Olivier Père

Les Huit Salopards de Quentin Tarantino

ARTE diffuse Les Huit Salopards (The Hateful Eight, 2015) de Quentin Tarantino dimanche 7 juin à 20h55.

En réunissant huit durs-à-cuire de l’ouest sauvage, sept hommes et une femme, dans un relais de diligence perdu au milieu du Wyoming, Quentin Tarantino ne se contente pas de signer un western référentiel de plus, bourré jusqu’à la gueule de dialogues virtuoses, prononcés avec gourmandise par ses acteurs de prédilection.
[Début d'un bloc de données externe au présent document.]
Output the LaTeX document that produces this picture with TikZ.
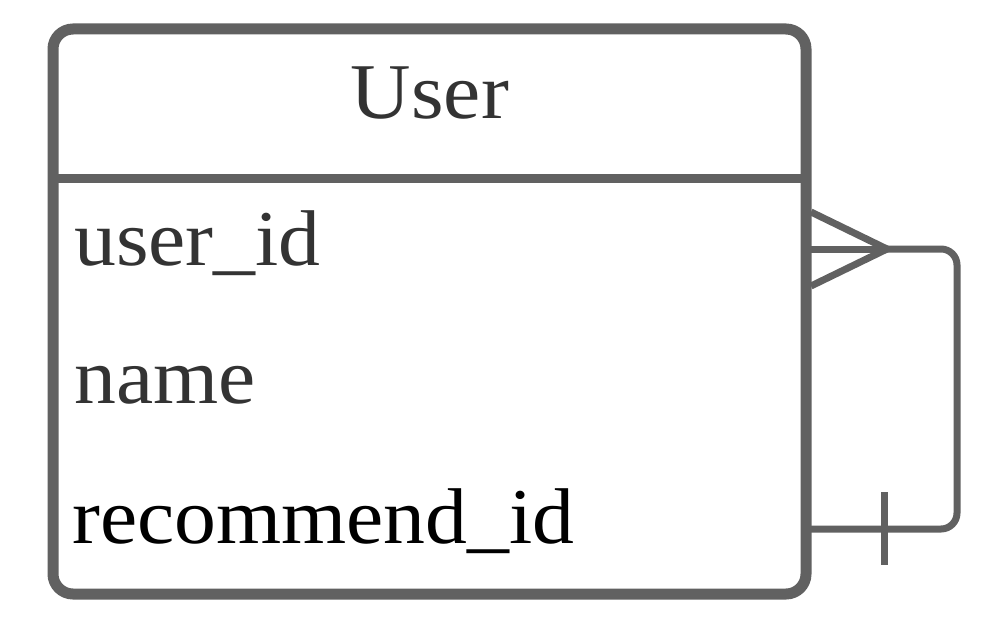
\documentclass[tikz,border=0pt]{standalone}
\usepackage{fontspec}
\setmainfont{Liberation Serif}[FakeStretch=1.06]
\definecolor{linegray}{RGB}{97,97,97}
\definecolor{textgray}{RGB}{51,51,51}
\begin{document}
\begin{tikzpicture}[x=1pt,y=-1pt,
  lbl/.style={anchor=base west,inner sep=0pt,font=\fontsize{79}{90}\selectfont},
  conn/.style={draw=linegray,line width=7pt}]
\useasboundingbox (0,0) rectangle (982,626);
\draw[draw=linegray,line width=11pt,rounded corners=20pt] (53,29) rectangle (806,594);
\coordinate (hl) at (53,178);
\coordinate (hr) at (806,178);
\draw[draw=linegray,line width=9pt] (hl) -- (hr);
\node[lbl,anchor=base,text=textgray] (title) at (430,118) {User};
\node[lbl,text=textgray] (f1) at (74,265) {user\_id};
\node[lbl,text=textgray] (f2) at (74,403) {name};
\node[lbl,text=black] (f3) at (72,543) {recommend\_id};
% connector
\coordinate (tip) at (887,249);
\coordinate (mup) at (811,212);
\coordinate (mmid) at (811,249);
\coordinate (mlow) at (811,286);
\coordinate (bend1) at (957,249);
\coordinate (bend2) at (957,529);
\coordinate (endb) at (806,529);
\coordinate (bartop) at (884,492);
\coordinate (barbot) at (884,565);
\draw[conn] (mup) -- (tip) -- (mlow);
\draw[conn] (mmid) -- (tip);
\draw[conn,rounded corners=16pt] (tip) -- (bend1) -- (bend2) -- (endb);
\draw[conn] (bartop) -- (barbot);
\end{tikzpicture}
\end{document}
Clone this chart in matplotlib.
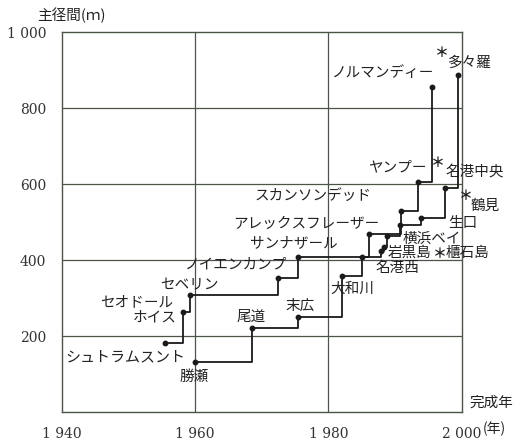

Le film a l’ambition de ressusciter les fantômes de la guerre civile américaine. Tarantino attribue à certains personnages un lien précis avec les deux camps adverses. Le massacre qui va bientôt éclater au cœur de ce huis-clos tendu à l’extrême ravive les plaies restées ouvertes du conflit fratricide. Au-delà de ce commentaire historique moins superficiel qu’il n’y paraît, Tarantino démontre dans Les Huit Salopards sa maîtrise absolue de la mise en scène. L’ouverture du film, sur la musique lancinante de Morricone, expose des paysages grandioses de montages enneigées pour mieux les faire disparaître de l’écran dans les 2h48 qui vont suivre. Puis le générique défile sur la statue d’un christ en croix, annonciateur de souffrances physiques, tandis que la diligence se profile à l’horizon. La gestion de l’espace confiné du relais, magnifiquement scénographié par le directeur artistique Yohei Taneda, est à la fois spectaculaire et d’une redoutable intelligence. Le cinéaste parvient à donner à ce suspens théâtral une dimension épique, avec le recours au format de tournage et de projection 70 mm, et une structure temporelle toujours aussi inventive. La partition originale de Ennio Morricone – un choix inhabituel chez Tarantino – vaudra enfin au musicien italien le premier oscar de sa longue carrière. Plusieurs éléments laissent penser que Les Huit Salopards est un film d’horreur travesti en western, davantage qu’une relecture de son premier long métrage Reservoir Dogs, . L’omniprésence de la neige, le retour de Kurt Russell en chasseur de primes buriné et les explosions de violence gore rappellent The Thing de John Carpenter. Jennifer Jason Leigh fait une entrée inoubliable dans l’univers de Tarantino. L’actrice délivre une performance géniale en monstrueuse incarnation du Mal.